Exercises to develop skill

  • Generate 10 minuets in 30 minutes: Focus on speed, then pick one to refine.
  • Cadence hunt: Assemble a minuet, then identify and mark all phrase cadences; edit to strengthen any weak ones.
  • Reharmonization drill: Take one generated minuet and reharmonize using secondary dominants and diminished passing chords.
  • Trio inversion: Swap all trio fragments into different registers and examine how texture and balance change.

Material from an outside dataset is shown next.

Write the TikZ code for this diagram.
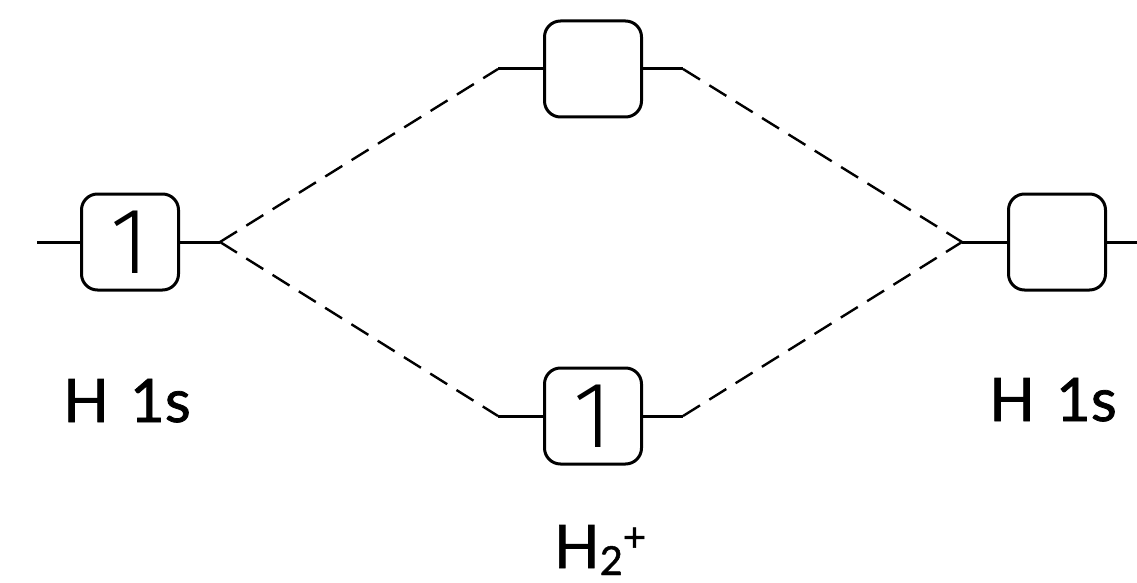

Example workflow (15 minutes)

  1. Open notation template with 16 measure slots (1 minute).
  2. Roll dice or run script to generate 16 numbers (1 minute).
  3. Paste MIDI fragments or transpose prewritten measures into slots (6 minutes).
  4. Play and fix two obvious harmonic/voice-leading issues (4 minutes).
  5. Add basic dynamics/articulations and export audio (3 minutes).

Final thoughts

The Mozart Music Dice Game shows how structure and randomness can collaborate to produce music that feels coherent and serendipitous. With a few modern conveniences — notation software, MIDI, and simple rules of style — you can rapidly generate classical-sounding minuets that are both educational and creatively satisfying. Embrace the unexpected, then apply small edits to turn chance into artistry.